## begin Extracted material

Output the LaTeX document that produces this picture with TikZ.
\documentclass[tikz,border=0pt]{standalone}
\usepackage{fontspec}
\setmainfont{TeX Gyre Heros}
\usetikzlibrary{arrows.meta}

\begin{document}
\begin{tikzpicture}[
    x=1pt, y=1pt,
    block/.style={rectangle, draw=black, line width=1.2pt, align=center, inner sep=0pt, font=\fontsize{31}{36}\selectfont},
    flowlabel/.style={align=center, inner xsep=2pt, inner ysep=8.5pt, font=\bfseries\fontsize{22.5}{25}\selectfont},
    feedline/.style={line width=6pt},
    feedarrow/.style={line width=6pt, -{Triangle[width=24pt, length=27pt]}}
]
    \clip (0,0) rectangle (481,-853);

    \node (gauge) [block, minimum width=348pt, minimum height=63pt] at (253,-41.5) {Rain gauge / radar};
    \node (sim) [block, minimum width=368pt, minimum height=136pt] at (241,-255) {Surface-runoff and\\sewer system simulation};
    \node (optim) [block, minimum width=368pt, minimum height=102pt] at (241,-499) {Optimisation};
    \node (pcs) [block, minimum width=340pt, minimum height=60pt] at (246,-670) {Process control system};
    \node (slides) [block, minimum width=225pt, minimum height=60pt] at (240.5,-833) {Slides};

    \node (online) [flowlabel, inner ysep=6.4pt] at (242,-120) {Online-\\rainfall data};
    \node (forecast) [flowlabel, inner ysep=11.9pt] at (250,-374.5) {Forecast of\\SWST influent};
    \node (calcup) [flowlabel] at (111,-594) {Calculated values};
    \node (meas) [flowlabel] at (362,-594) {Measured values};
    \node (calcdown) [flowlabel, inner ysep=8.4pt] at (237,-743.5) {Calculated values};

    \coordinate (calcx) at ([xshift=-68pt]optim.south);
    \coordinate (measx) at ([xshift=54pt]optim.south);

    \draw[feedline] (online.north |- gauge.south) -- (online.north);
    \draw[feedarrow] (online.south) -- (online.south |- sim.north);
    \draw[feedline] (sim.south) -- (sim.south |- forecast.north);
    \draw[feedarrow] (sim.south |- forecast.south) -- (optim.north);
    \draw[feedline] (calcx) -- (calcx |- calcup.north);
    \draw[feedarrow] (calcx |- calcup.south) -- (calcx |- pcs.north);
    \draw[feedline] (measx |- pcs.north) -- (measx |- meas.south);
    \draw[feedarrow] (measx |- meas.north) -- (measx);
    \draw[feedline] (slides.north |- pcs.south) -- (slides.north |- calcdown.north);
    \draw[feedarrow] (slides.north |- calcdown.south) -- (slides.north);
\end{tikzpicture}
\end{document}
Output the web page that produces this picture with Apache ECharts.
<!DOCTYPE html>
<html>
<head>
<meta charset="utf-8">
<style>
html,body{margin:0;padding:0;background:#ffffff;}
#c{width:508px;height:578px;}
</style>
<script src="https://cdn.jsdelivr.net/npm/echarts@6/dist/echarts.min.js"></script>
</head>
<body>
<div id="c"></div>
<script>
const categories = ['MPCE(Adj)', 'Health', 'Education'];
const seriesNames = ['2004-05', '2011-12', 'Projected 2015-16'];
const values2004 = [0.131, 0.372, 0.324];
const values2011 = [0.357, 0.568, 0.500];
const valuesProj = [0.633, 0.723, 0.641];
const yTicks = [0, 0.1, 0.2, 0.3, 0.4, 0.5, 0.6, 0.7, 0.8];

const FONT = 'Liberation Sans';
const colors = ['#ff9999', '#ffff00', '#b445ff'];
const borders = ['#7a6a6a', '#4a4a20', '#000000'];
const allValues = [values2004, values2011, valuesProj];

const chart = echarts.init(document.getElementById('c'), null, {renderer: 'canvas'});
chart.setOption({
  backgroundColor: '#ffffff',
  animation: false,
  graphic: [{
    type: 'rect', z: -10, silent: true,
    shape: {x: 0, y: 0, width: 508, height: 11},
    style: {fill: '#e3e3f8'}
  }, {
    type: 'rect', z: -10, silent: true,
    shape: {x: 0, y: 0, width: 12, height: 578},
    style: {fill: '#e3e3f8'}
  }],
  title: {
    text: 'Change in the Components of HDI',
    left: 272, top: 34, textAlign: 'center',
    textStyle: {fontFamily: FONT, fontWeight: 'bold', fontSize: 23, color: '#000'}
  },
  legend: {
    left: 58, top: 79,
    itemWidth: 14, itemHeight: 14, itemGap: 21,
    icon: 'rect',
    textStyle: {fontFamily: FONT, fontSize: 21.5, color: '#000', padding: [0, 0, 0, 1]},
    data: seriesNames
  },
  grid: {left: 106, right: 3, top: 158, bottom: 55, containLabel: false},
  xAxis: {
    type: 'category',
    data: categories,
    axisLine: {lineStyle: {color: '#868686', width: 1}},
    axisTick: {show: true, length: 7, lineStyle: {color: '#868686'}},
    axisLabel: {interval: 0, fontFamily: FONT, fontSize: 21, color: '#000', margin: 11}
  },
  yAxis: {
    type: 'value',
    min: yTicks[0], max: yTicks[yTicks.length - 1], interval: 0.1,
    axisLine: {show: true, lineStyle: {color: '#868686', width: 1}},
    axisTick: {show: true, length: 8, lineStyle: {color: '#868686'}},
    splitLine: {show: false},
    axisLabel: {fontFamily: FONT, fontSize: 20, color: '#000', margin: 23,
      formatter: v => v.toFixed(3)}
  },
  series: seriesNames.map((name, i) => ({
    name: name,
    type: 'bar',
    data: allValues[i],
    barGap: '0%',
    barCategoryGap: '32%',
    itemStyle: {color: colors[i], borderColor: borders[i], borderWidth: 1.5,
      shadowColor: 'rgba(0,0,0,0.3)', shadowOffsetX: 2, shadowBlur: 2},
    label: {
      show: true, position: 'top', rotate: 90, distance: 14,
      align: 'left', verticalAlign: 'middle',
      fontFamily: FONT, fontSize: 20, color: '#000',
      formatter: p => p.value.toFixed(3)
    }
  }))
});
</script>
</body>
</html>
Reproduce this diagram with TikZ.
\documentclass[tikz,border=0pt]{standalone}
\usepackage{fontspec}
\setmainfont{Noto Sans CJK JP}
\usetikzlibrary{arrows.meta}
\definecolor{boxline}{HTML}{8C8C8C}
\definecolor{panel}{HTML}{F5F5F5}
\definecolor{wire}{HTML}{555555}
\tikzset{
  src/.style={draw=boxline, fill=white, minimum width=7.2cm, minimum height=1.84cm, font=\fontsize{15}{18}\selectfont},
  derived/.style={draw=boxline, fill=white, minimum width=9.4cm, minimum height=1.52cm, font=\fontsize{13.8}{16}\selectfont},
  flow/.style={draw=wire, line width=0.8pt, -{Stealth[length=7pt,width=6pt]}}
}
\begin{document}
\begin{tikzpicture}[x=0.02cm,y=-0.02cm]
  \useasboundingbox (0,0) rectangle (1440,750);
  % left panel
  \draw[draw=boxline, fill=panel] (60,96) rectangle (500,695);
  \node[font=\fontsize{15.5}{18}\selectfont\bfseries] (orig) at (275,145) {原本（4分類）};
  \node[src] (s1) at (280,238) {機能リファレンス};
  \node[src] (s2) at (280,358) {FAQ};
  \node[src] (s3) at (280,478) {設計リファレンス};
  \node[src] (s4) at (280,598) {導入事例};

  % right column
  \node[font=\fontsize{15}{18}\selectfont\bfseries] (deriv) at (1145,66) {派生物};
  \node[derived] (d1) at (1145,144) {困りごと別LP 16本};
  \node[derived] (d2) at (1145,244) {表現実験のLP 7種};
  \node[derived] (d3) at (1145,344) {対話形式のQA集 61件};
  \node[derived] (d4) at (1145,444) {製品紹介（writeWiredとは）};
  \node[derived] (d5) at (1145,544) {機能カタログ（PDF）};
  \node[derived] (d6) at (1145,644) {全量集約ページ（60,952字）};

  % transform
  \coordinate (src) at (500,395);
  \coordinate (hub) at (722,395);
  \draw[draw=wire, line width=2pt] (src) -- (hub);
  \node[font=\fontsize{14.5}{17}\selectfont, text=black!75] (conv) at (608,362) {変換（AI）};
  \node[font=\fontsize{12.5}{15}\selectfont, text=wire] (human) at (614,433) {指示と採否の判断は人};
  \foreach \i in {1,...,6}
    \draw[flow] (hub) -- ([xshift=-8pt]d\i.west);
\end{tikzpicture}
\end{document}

## end Extracted material
## begin Extracted material

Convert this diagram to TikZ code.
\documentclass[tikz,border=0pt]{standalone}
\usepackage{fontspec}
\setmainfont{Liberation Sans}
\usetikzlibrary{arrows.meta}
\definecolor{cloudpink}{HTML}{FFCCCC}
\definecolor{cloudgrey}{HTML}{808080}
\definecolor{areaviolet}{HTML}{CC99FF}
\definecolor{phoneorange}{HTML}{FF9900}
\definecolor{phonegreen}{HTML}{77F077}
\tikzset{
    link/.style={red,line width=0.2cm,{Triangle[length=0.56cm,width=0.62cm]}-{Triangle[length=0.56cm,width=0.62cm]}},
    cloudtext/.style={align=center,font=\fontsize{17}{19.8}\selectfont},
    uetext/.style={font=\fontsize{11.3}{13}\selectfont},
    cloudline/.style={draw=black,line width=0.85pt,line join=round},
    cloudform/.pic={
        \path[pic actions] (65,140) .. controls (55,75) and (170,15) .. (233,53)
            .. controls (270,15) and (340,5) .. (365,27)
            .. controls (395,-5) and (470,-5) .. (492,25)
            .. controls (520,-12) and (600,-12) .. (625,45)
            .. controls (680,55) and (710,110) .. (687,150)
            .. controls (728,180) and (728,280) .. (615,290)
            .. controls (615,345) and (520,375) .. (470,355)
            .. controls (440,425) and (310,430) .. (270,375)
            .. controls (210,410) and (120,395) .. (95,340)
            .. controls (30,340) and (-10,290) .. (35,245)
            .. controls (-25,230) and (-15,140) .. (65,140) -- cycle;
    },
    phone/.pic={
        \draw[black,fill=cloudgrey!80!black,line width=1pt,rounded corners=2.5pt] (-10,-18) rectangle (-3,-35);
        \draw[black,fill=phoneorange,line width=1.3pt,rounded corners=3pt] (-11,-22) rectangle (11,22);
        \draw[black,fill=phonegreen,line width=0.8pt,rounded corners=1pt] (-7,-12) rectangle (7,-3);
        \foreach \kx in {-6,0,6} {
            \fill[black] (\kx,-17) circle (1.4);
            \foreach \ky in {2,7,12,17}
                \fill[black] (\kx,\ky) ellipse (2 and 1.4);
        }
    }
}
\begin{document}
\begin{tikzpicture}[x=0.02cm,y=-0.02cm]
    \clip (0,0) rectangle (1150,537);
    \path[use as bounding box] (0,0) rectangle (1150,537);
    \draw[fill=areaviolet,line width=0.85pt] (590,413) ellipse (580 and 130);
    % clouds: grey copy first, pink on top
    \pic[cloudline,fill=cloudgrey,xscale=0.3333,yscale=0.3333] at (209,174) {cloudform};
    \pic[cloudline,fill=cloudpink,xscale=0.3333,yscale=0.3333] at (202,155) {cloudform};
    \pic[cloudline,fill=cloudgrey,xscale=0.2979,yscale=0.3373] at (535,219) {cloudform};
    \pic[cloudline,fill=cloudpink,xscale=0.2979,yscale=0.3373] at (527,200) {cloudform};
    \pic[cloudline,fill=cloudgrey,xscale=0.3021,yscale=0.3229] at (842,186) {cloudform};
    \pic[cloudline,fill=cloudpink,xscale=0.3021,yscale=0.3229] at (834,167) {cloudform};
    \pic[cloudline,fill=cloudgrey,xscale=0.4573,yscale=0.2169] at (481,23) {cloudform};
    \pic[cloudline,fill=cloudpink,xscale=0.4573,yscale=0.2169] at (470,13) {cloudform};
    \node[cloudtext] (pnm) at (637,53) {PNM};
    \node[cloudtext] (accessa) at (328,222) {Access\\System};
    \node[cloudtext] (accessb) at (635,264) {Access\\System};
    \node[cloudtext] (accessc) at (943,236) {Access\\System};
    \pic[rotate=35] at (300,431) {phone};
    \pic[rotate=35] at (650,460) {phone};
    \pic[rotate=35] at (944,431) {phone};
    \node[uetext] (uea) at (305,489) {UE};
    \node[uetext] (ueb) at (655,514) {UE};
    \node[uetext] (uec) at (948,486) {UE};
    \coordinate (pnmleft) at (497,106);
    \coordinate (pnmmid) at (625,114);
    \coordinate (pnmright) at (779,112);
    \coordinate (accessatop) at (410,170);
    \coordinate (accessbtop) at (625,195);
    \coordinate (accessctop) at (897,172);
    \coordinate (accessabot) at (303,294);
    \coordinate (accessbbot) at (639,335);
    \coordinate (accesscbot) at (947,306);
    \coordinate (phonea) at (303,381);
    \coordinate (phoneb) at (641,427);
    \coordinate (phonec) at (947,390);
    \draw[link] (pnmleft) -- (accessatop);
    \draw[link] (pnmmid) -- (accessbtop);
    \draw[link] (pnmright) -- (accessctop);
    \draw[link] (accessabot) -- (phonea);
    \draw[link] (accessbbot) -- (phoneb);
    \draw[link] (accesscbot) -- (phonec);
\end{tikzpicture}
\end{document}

## end Extracted material

Set task: Give the count of lines containing "produces", with no added text.

Solution to this task: 2